In an age when the primary vehicle for architectural thought is the twelve-pound, $85 high-gloss monograph, a new exhibit at the Storefront for Art and Architecture in New York reminds us that this wasn't always the case. The exhibit, "Clip/Stamp/Fold: The Radical Architecture of Little Magazines," covers the early 1960's through the 1970's, when insurrection-minded architects and writers produced small, short-run magazines capturing the intellectual ferment of the time. The magazines, often wildly inventive and frequently gorgeous, imagined architecture as a progressive social force, probably the last point at which such beliefs were possible. The hand-crafted nature of the magazines also hark back to the time when design was a tactile activity. As Nicolai Ouroussoff writes, "You’re bound to leave the show with a nagging sense of what was lost as well as gained during the electronic juggernaut of the last three decades."

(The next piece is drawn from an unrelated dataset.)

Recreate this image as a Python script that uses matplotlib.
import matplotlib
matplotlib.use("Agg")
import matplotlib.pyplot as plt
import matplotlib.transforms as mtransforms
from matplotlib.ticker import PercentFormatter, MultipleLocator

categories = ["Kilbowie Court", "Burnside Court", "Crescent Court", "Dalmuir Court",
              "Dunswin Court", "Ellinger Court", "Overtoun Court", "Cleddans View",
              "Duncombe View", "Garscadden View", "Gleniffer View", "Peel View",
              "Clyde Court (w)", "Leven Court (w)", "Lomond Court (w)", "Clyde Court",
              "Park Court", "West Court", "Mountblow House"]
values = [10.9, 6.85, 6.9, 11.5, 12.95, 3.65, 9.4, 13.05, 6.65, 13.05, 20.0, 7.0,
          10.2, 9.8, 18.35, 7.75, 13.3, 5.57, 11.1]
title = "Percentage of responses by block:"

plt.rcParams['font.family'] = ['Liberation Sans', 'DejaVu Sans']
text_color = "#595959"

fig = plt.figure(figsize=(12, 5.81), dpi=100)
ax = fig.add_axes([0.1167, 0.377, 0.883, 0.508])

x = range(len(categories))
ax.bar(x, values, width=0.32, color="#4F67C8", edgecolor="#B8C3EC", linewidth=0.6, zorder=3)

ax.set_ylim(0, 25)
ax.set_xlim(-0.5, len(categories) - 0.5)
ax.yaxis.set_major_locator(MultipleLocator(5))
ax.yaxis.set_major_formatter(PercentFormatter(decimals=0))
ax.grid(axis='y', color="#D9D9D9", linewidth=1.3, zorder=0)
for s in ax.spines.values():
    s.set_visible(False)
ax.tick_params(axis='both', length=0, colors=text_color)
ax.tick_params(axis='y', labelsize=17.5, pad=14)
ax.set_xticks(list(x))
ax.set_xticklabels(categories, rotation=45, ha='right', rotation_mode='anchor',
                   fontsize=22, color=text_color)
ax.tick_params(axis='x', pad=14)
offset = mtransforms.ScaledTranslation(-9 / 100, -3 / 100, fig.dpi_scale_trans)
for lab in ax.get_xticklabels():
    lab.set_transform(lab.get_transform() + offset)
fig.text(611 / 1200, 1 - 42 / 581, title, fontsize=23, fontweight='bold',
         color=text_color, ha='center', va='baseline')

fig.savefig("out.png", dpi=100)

Ouroussoff is clearly charmed by the magazines and the iconoclastic ethos they represent. He denies feeling any nostalgia, but it's hard not to be nostalgic for a time when ideas about art and architecture mattered as much as they did then. When was the last time anyone associated with architecture was arrested, as the editors of Arquitectos de México were in 1969? The contrast between the ardent politics of the time and the starchitect system of today is striking. In 1970 ARse attacked Archigram for designing a leisure center in Monte Carlo. (Evidently the problem was that leisure was a malignant bourgeois concept.) One wonders what they would make of Frank Gehry and Zaha Hadid, two of our most prominent cutting-edge architects, designing buildings for a phony "culture capital" project in Abu Dhabi, United Arab Emirates funded by billions of petrodollars.
Yet, as cool as Archigram and ARse may have been, and as path breaking as their attacks on the shibboleths of Modernism appeared, one can't also help recalling the period's odd structures that haven't aged well, like the "crazy little buildings" in Japan that exasperated Arata Isozaki. And while architecture and design has certainly lost something with the advent of computer-aided design, the computer has also allowed architects to move beyond Euclidean perfection of Modernism. A 2003 exhibition at the Centre Pompidou, "Non-Standard Architecture" portrayed the computer as a means to break out of the standardization that has hampered design since the Industrial Revolution. No more identical boxes, or at least that was the hope. While CAD has produced plenty of exotic blob buildings, they've also made it possible to return to more hand-crafted building practices, even if no human hands are involved in the construction. For instance, in Renzo Piano's Padre Pio Pilgrimage Church in Foggia, Italy computer-driven lasers were used to carve out uniquely-shaped stones for the same cost as identical cubes. Arguably, this is a more responsible and practical form of innovation, but at the same time, not as much fun as a skyscraper made of Swiss cheese.